Noroviruses are now the leading cause of viral gastroenteritis in children. Development of pediatric norovirus vaccines is underway, yet little is currently known about the development of humoral immunity against norovirus in children.
We aim to help close this gap by defining how natural infection primes pediatric humoral immunity at the serological and B cell levels. This work generates new immunological tools to understand the development of norovirus immunity, and leverages samples being collected from an existing birth cohort study in Nicaragua (R01AI127845-03, Becker-Dreps/Vinje: Natural history, immunity and transmission patterns of sapovirus in a Nicaraguan birth cohort). First, we will characterize and compare memory B cell repertoires after first and second norovirus infections of the same genogroup in three previously nave children. From these primary and secondary infections, we will generate stable populations of B cells to determine frequencies, specificities, and function of corresponding antibodies. Functional assays will be performed by assessing histo-blood group antigen (HBGA) blockade to a panel of diverse noroviruses. These studies will enable us to determine whether primary exposure to norovirus elicits broadly-active antibodies against a range of norovirus genotypes, or if immunity is genotype-specific, and how the breath of the response changes after secondary infection. Following second infections, we will examine whether the predominant response is to pre-existing norovirus strains or to the newly-infecting strain, to better understand how primary infections shape the immune response to subsequent infections. This will provide insight into the question of whether antigenic seniority (boosting of pre- existing immunity to an ancestral strain) may be occurring, as has been shown in previously-infected adults receiving a norovirus vaccine candidate [Lindesmith, et al. 2015 PLoSMed]. Next, we will clone norovirus-specific pediatric mAbs that are found to have HBGA blocking activity from these natural infections. Of highest utility to vaccine development, we will use these mAb to map epitopes targeted in natural GII.4 infections. We posit that epitopes targeted by natural infection may be important to include in pediatric norovirus vaccines, to best mimic the development of natural immunity to norovirus. Overall, a better understanding of priming to norovirus in nave individuals is now needed to inform the design and schedule of pediatric norovirus vaccines. This project would provide the most in-depth view to date of B cell stimulation and antibody specificity following norovirus infection in nave children.
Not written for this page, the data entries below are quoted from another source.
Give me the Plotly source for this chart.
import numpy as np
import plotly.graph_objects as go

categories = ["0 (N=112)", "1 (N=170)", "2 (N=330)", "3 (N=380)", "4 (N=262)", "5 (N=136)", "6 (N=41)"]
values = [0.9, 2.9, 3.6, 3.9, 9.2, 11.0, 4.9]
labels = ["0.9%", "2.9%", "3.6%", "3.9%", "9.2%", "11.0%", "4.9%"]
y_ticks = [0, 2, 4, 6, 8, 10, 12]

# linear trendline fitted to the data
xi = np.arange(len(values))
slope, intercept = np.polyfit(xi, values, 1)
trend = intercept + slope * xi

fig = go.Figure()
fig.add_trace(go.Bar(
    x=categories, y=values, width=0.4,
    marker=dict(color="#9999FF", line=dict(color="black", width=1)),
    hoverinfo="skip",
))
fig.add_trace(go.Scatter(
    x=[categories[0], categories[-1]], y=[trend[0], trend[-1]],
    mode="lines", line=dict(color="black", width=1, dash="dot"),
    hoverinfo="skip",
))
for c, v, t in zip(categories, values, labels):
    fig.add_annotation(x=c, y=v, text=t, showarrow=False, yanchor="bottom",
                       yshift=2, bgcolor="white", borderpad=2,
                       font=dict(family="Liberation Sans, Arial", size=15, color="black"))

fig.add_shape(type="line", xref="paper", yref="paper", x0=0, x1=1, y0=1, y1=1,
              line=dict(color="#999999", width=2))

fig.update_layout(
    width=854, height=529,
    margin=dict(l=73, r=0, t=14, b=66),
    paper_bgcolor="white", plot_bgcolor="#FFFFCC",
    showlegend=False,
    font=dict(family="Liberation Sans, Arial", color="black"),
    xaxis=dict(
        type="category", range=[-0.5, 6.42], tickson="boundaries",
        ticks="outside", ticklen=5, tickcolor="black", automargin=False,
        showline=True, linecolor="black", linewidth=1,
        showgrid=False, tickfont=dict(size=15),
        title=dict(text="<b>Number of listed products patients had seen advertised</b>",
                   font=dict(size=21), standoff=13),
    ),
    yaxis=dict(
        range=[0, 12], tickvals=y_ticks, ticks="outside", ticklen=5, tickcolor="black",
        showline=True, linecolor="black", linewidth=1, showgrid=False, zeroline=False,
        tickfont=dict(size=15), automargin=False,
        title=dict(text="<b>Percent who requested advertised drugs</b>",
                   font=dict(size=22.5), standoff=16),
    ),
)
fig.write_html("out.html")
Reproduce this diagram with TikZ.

Noroviruses are now the leading cause of viral gastroenteritis in children globally, yet norovirus vaccine development is hampered by an incomplete understanding of how humoral immunity to norovirus develops in response to natural infection or vaccination. The proposed study will help close this gap by defining how natural infection primes pediatric humoral immunity at the serological and B cell levels. This work will also generate new tools, including immortalization of memory B cell populations, which can then be used to address important questions around norovirus humoral immunity.